Hydraulic mining in the „Karth“
The main archaeological features related to Roman gold mining in the „Karth“ are leats and reservoirs. These distinctive features are remains of hydraulic mining as described by Plinius the Elder in his historia naturalis (33, 74-78), a typical Roman method for mining placer deposits. Water is collected in leats leading to reservoirs above the part of the deposit to be exploited. When the reservoir is full the sluice gates are opened and the torrent of water breaks up the deposit. The resulting debris is carried downhill where larger chunks of waste rock are removed and the fine sediment is then washed to obtain the gold.
Each of the five so far identifed mining fields consists of one or more reservoirs and steep channels leading downhill from the reservoirs into deep, heavily washed-out opencasts with the spoils from mining and washing accumulated as alluvial fans at their lower ends. Smaller reservoirs in the lower sections of the opencasts might have been used for collecting water for the washeries. The reservoirs were dug into the hillside and the spoils from these excavations were used to construct the embankments.
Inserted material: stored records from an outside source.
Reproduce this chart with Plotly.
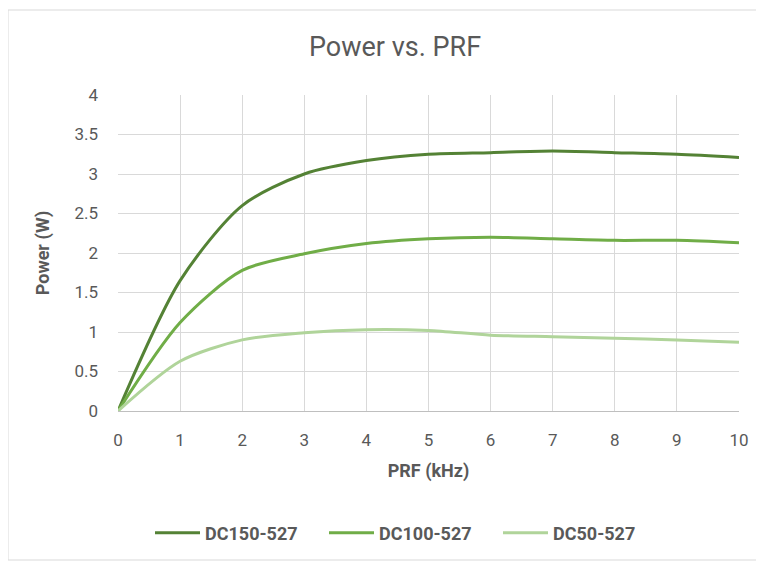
import plotly.graph_objects as go

prf_khz = [0, 1, 2, 3, 4, 5, 6, 7, 8, 9, 10]
dc150 = [0, 1.65, 2.6, 3.0, 3.17, 3.25, 3.27, 3.29, 3.27, 3.25, 3.21]
dc100 = [0, 1.12, 1.78, 1.99, 2.12, 2.18, 2.2, 2.18, 2.16, 2.16, 2.13]
dc50 = [0, 0.63, 0.9, 0.99, 1.03, 1.02, 0.96, 0.94, 0.92, 0.9, 0.87]
series_names = ["DC150-527", "DC100-527", "DC50-527"]
colors = ["#548235", "#70AD47", "#B0D49A"]

OFF = 8  # default page body margin
W, H = 764 - OFF, 561 - OFF
L, R, T, B = 118 - OFF, 739 - OFF, 95 - OFF, 411 - OFF
font = "Roboto, Liberation Sans, sans-serif"

fig = go.Figure()
for name, ys, c in zip(series_names, [dc150, dc100, dc50], colors):
    fig.add_trace(go.Scatter(x=prf_khz, y=ys, name=name, mode="lines",
                             line=dict(color=c, width=3, shape="spline", smoothing=0.8)))

def px_x(p):
    return (p - OFF - L) / (R - L)

def px_y(p):
    return (B - (p - OFF)) / (B - T)

fig.update_layout(
    width=W, height=H,
    margin=dict(l=L, r=W - R, t=T, b=H - B, autoexpand=False),
    paper_bgcolor="white", plot_bgcolor="white",
    font=dict(family=font, color="#595959", size=15),
    title=dict(text="Power vs. PRF", x=px_x(395), xref="paper", xanchor="center",
               y=1 - (47 - OFF) / H, yanchor="middle",
               font=dict(size=27, color="#595959", family=font)),
    xaxis=dict(range=[0, 10], dtick=1, tick0=0, showgrid=True, gridcolor="#D9D9D9",
               gridwidth=1, showline=True, linecolor="#BFBFBF", linewidth=1,
               zeroline=False, ticks="", ticklabelstandoff=14,
               tickfont=dict(size=17, color="#595959"),
               title=dict(text="<b>PRF (kHz)</b>", font=dict(size=18, color="#595959"), standoff=14)),
    yaxis=dict(range=[0, 4], dtick=0.5, tick0=0, showgrid=True, gridcolor="#D9D9D9",
               gridwidth=1, zeroline=False, showline=False, ticks="", ticklabelstandoff=19,
               tickfont=dict(size=17, color="#595959"),
               title=dict(text="<b>Power (W)</b>", font=dict(size=18, color="#595959"), standoff=20)),
    legend=dict(orientation="h", x=px_x(411), xanchor="center", y=px_y(533), yanchor="middle",
                font=dict(size=18, color="#595959", weight="bold"),
                entrywidth=114, entrywidthmode="pixels", itemwidth=45,
                bgcolor="rgba(0,0,0,0)"),
    showlegend=True,
)
fig.add_shape(type="rect", xref="paper", yref="paper",
              x0=px_x(8), x1=px_x(763), y0=px_y(560), y1=px_y(10),
              line=dict(color="#D9D9D9", width=1), layer="below")

fig.write_html("out.html")
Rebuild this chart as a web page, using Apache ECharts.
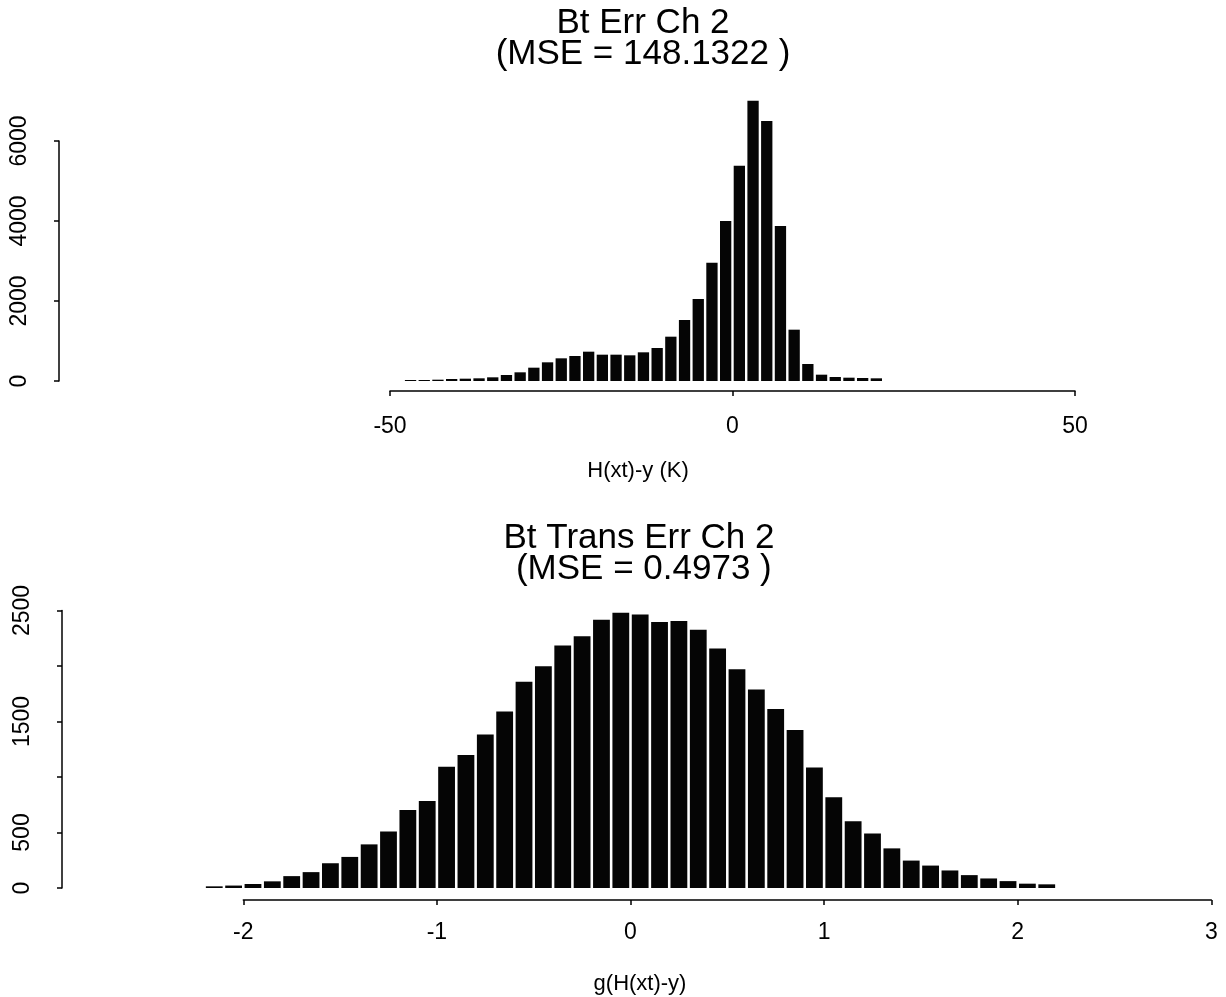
<!DOCTYPE html>
<html>
<head>
<meta charset="utf-8">
<script src="https://cdn.jsdelivr.net/npm/echarts@6/dist/echarts.min.js"></script>
<style>
html,body{margin:0;padding:0;background:#fff;}
#chart{width:1226px;height:997px;}
</style>
</head>
<body>
<div id="chart"></div>
<script>
// ---- Data ----
const topTitle = 'Bt Err Ch 2\n(MSE = 148.1322 )';
const topXName = 'H(xt)-y (K)';
const topBinCenters = [-47,-45,-43,-41,-39,-37,-35,-33,-31,-29,-27,-25,-23,-21,-19,-17,-15,-13,-11,-9,-7,-5,-3,-1,1,3,5,7,9,11,13,15,17,19,21];
const topCounts = [25,25,33,50,58,67,92,150,217,333,467,567,625,733,658,658,642,717,825,1108,1525,2050,2958,4000,5383,7008,6500,3875,1283,425,158,100,83,75,67];
const topXTicks = [-50, 0, 50];
const topYTicks = [0, 2000, 4000, 6000];

const botTitle = 'Bt Trans Err Ch 2\n (MSE = 0.4973 )';
const botXName = 'g(H(xt)-y)';
const botBinCenters = [-2.15,-2.05,-1.95,-1.85,-1.75,-1.65,-1.55,-1.45,-1.35,-1.25,-1.15,-1.05,-0.95,-0.85,-0.75,-0.65,-0.55,-0.45,-0.35,-0.25,-0.15,-0.05,0.05,0.15,0.25,0.35,0.45,0.55,0.65,0.75,0.85,0.95,1.05,1.15,1.25,1.35,1.45,1.55,1.65,1.75,1.85,1.95,2.05,2.15];
const botCounts = [15,22,36,60,107,143,223,280,393,509,702,783,1092,1199,1384,1589,1857,1997,2184,2268,2416,2479,2464,2396,2405,2327,2158,1970,1789,1613,1423,1086,818,601,491,357,247,202,158,116,86,62,39,33];
const botXTicks = [-2, -1, 0, 1, 2, 3];
const botYTickLabels = ['0', '500', '', '1500', '', '2500'];

// ---- Layout ----
const FONT = 'Liberation Sans, Arial, Helvetica, sans-serif';
// top panel
const T = {x0: 732.5, xs: 6.85, base: 381, ys: 0.04, xmin: -50, xmax: 50, ymax: 7200, yaxLeft: 59, yaxMax: 6000, axisOff: 10};
// bottom panel
const B = {x0: 630.5, xs: 193.6, base: 888, ys: 0.111, bxmin: -2.5, bxmax: 2.5, xmin: -2, xmax: 3, ymax: 2600, yaxLeft: 62, yaxMax: 2500, axisOff: 12};

function gridFor(x0, xs, xmin, xmax, base, ys, ymax) {
  const left = x0 + xmin * xs;
  const width = (xmax - xmin) * xs;
  const height = ymax * ys;
  return {left: left, width: width, top: base - height, height: height};
}

const grids = [
  gridFor(T.x0, T.xs, T.xmin, T.xmax, T.base, T.ys, T.ymax),          // 0 top bars + x axis
  {left: T.yaxLeft, width: 10, top: T.base - T.yaxMax * T.ys, height: T.yaxMax * T.ys}, // 1 top y axis
  gridFor(B.x0, B.xs, B.bxmin, B.bxmax, B.base, B.ys, B.ymax),        // 2 bottom bars
  gridFor(B.x0, B.xs, B.xmin, B.xmax, B.base, B.ys, B.ymax),          // 3 bottom x axis
  {left: B.yaxLeft, width: 10, top: B.base - B.yaxMax * B.ys, height: B.yaxMax * B.ys}  // 4 bottom y axis
];

const axisLineStyle = {color: '#000', width: 1.5};
const titleStyle = {fontFamily: FONT, fontWeight: 'normal', fontSize: 35, lineHeight: 31, color: '#000'};
const nameStyle = {fontFamily: FONT, fontWeight: 'normal', fontSize: 22, color: '#000'};

const option = {
  animation: false,
  backgroundColor: '#fff',
  title: [
    {text: topTitle, left: 638, top: 3, textAlign: 'center', textStyle: titleStyle},
    {text: botTitle, left: 634, top: 518, textAlign: 'center', textStyle: titleStyle},
    {text: topXName, left: 638, top: 460, textAlign: 'center', padding: 0, textStyle: nameStyle},
    {text: botXName, left: 640, top: 973, textAlign: 'center', padding: 0, textStyle: nameStyle}
  ],
  grid: grids,
  xAxis: [
    {gridIndex: 0, type: 'value', min: T.xmin, max: T.xmax, interval: 50, offset: T.axisOff,
     axisLine: {show: true, onZero: false, lineStyle: axisLineStyle},
     axisTick: {show: true, length: 5, lineStyle: axisLineStyle},
     axisLabel: {show: true, margin: 24, fontFamily: FONT, fontSize: 23, color: '#000',
       formatter: v => (topXTicks.indexOf(v) >= 0 ? String(v) : '')},
     splitLine: {show: false}},
    {gridIndex: 1, type: 'value', show: false},
    {gridIndex: 2, type: 'value', min: B.bxmin, max: B.bxmax, show: false},
    {gridIndex: 3, type: 'value', min: B.xmin, max: B.xmax, interval: 1, offset: B.axisOff,
     axisLine: {show: true, onZero: false, lineStyle: axisLineStyle},
     axisTick: {show: true, length: 5, lineStyle: axisLineStyle},
     axisLabel: {show: true, margin: 21, fontFamily: FONT, fontSize: 23, color: '#000',
       formatter: v => (botXTicks.indexOf(v) >= 0 ? String(v) : '')},
     splitLine: {show: false}},
    {gridIndex: 4, type: 'value', show: false}
  ],
  yAxis: [
    {gridIndex: 0, type: 'value', min: 0, max: T.ymax, show: false},
    {gridIndex: 1, type: 'value', min: 0, max: T.yaxMax, interval: 2000, position: 'left',
     axisLine: {show: true, lineStyle: axisLineStyle},
     axisTick: {show: true, length: 5, lineStyle: axisLineStyle},
     axisLabel: {show: true, rotate: 90, margin: 28, fontFamily: FONT, fontSize: 23, color: '#000',
       formatter: v => (topYTicks.indexOf(v) >= 0 ? String(v) : '')},
     splitLine: {show: false}},
    {gridIndex: 2, type: 'value', min: 0, max: B.ymax, show: false},
    {gridIndex: 3, type: 'value', min: 0, max: B.ymax, show: false},
    {gridIndex: 4, type: 'value', min: 0, max: B.yaxMax, interval: 500, position: 'left',
     axisLine: {show: true, lineStyle: axisLineStyle},
     axisTick: {show: true, length: 5, lineStyle: axisLineStyle},
     axisLabel: {show: true, rotate: 90, margin: 28, fontFamily: FONT, fontSize: 23, color: '#000',
       formatter: (v) => botYTickLabels[Math.round(v / 500)] || ''},
     splitLine: {show: false}}
  ],
  series: [
    {type: 'bar', xAxisIndex: 0, yAxisIndex: 0, barWidth: 11.3,
     itemStyle: {color: '#050505'},
     data: topBinCenters.map((c, i) => [c, topCounts[i]])},
    {type: 'bar', xAxisIndex: 2, yAxisIndex: 2, barWidth: 16.8,
     itemStyle: {color: '#050505'},
     data: botBinCenters.map((c, i) => [c, botCounts[i]])}
  ]
};

const chart = echarts.init(document.getElementById('chart'), null, {renderer: 'canvas'});
chart.setOption(option);
</script>
</body>
</html>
The size and shape of the reservoirs varies greatly according to the local topography. They
are rectangular, triangular or roughly ellipsoid. Their size varies from 35 by 22 m to 80 by 43 m. The surviving height of the embankments suggests that they were quite deep. Each reservoir has one inlet for the leat and one or more outlets leading to the hushed opencasts. (Abb. 4 bis 6)
The inside of one of the reservoirs.
The outlet of one of the reservoirs.
The inlet of one reservoirs.
So far two leats are known in the study area. They are locally called „Schwarzataler Entweg“ and „Kirchauer Entweg“. The course of the „Schwarzataler Entweg“ has been roughly documented by a local historian (Maywald F., Vergessene Wege. Der Schwarzataler Entweg
(Göttschach 2007). It meanders for about 25 km through small valleys formed by seasonal watercourses. (Abb. 7)
The course of the Schwarzataler leat.